According to Jaye, on December 14, 2015, Nienhuis signed the DROP application to receive a pension bonus of $623,145. As part of the requirement, Nienhuis promised to resign from his post no later than January 1, 2016. But that was a "lie" says Jaye because Nienhuis had just won an election to serve another four years as Hernando County Sheriff.

In addition to an annual salary of $198,960, Jaye alleges that Nienhuis receives an additional $79,000 per year in benefits, accrues interest on the $623,145 bonus, and doesn't have to pay 3% of his salary into the Florida Pension system – placing the burden on the taxpayers. Non-elected public employees cannot break their contract and must continue paying 3% of their salary. Additionally, Nienhuis can wait until he actually retires to cash in on his unused vacation, sick, and personal days, giving him the highest possible rate – not what their value is during the time earned.

When he made his initial public records request with the Sheriff's Office, Jaye says the staff rejected his inquiry and told him it was exempt from disclosure. Knowing this was not the case, Jaye filed a complaint with the Fifth Judicial Circuit State Attorney's Office, which prompted a response from ASA Mark Simpson who contacted Nienhuis and forced him to comply with the request. Simpson writes, "Based on your complaint, I contacted the Hernando County Sheriff's Office and spoke to them about your complaint. I told them we believed they were interoperating the exemption under F.S. 121.4501 (19) too broadly..." Jaye says, "Just because Sheriff Al Nienhuis is worried that he will lose votes in the 2024 election after taxpayers learn about his $675,947 Pension cash out bonus, he does not have the authority to hide his public documents."
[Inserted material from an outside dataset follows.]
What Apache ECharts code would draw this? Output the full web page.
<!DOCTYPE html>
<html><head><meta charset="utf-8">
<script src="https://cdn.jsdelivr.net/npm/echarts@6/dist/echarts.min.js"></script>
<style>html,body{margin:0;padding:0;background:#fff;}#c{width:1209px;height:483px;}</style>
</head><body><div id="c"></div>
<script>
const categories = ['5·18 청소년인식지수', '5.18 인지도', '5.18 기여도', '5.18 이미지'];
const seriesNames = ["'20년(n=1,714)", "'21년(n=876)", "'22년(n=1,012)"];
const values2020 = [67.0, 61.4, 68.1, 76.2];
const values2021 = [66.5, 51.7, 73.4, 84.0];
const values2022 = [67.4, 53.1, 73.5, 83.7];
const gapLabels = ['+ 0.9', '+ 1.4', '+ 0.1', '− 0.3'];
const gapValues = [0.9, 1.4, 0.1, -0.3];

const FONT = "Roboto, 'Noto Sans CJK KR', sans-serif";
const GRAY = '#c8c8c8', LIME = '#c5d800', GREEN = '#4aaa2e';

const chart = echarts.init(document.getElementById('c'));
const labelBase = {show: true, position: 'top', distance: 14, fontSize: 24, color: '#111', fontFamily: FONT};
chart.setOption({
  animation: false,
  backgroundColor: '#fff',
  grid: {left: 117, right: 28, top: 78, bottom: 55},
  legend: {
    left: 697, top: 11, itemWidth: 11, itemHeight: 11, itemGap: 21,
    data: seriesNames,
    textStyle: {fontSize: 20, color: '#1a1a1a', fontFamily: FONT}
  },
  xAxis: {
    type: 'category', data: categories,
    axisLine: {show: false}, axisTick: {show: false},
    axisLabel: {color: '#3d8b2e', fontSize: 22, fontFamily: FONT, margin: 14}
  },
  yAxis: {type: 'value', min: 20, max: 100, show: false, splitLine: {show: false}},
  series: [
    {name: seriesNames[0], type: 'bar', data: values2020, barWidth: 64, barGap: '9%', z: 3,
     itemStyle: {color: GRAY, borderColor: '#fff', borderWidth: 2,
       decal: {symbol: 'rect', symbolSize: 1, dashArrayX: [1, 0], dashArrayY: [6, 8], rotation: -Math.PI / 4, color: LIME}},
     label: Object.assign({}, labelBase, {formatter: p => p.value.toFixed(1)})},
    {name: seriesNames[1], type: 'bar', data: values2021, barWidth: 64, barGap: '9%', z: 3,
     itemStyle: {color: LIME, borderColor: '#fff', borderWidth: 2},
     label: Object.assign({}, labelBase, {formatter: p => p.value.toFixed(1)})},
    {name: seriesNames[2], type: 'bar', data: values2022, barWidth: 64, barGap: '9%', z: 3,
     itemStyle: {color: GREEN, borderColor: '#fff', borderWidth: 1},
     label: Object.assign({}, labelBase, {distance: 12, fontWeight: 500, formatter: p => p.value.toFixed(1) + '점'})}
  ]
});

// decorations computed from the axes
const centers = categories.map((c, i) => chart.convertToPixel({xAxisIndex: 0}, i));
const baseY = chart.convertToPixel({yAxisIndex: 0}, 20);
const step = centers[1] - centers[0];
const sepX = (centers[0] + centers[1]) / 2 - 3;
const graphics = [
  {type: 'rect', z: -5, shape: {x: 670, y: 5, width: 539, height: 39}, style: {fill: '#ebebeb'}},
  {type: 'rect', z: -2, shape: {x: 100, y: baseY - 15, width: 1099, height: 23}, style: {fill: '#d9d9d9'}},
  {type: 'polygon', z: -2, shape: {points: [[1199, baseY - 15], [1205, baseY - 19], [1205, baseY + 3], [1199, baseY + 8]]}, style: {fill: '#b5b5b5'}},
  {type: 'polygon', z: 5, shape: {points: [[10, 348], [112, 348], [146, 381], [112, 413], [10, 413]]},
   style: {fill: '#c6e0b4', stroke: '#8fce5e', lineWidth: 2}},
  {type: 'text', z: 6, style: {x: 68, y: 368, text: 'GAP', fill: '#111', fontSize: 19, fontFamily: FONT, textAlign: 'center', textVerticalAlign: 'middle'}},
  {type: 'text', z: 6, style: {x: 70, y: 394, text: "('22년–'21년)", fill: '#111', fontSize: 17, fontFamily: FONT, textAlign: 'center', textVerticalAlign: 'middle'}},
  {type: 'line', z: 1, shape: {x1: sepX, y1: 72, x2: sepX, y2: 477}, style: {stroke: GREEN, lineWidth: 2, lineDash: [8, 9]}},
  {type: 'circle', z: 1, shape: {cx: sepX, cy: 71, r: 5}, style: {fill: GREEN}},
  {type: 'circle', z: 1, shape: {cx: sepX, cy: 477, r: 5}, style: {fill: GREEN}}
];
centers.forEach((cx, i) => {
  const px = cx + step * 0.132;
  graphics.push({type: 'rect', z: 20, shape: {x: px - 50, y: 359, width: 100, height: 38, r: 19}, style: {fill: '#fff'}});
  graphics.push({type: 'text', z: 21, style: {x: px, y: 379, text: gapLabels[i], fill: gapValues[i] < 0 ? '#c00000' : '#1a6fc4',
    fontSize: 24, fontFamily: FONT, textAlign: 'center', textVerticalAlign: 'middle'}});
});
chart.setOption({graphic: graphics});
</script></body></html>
Jaye estimates that "Triple Dippers" like Nienhuis create a $39 Billion liability in Florida and says if lawmakers put an end to triple dipping, the taxpayers would save $910 million and create nearly 30,000 new jobs.

Jaye contacted candidate for Sheriff Joe Puglia and asked if he was willing to sign a pledge not to apply for a pension cash bonus if elected. Puglia swore the oath and a signed copy of the document was notarized and submitted to Jaye for his records.

Nienhuis responded to our request for comment by vaguely insinuating that publishing this article may result in a civil action against R News and or David Jaye. Nienhuis writes, "Since you claim to be the only truthful journalist in Hernando County, I have to assume you are going to correct all the misinformation contained in that blog." Nienhuis blames the DROP program form stating, "The form did not have an option for elected officials who may, or may not, stay in office at the end of their term." DROP form (DP-11) was modified in 2023 to allow elected officers to defer termination after employment.

Nienhuis refuted Jaye's claims stating, "Since an elected official's DROP is unavailable (and does not earn interest) until he/she leaves and since he/she does NOT get a retirement check, an elected official staying beyond his/her drop can hardly be accused of double dipping (much less triple dipping)."

When asked why he attempted to conceal the information from Jaye, Nienhuis replied, "The record is exempt under FSS 119. I was not aware it was requested until just prior to its release and told our records section to release it (the State's Attorney agreed it was exempt, but I elected to release it anyway, once I found out it was an issue)."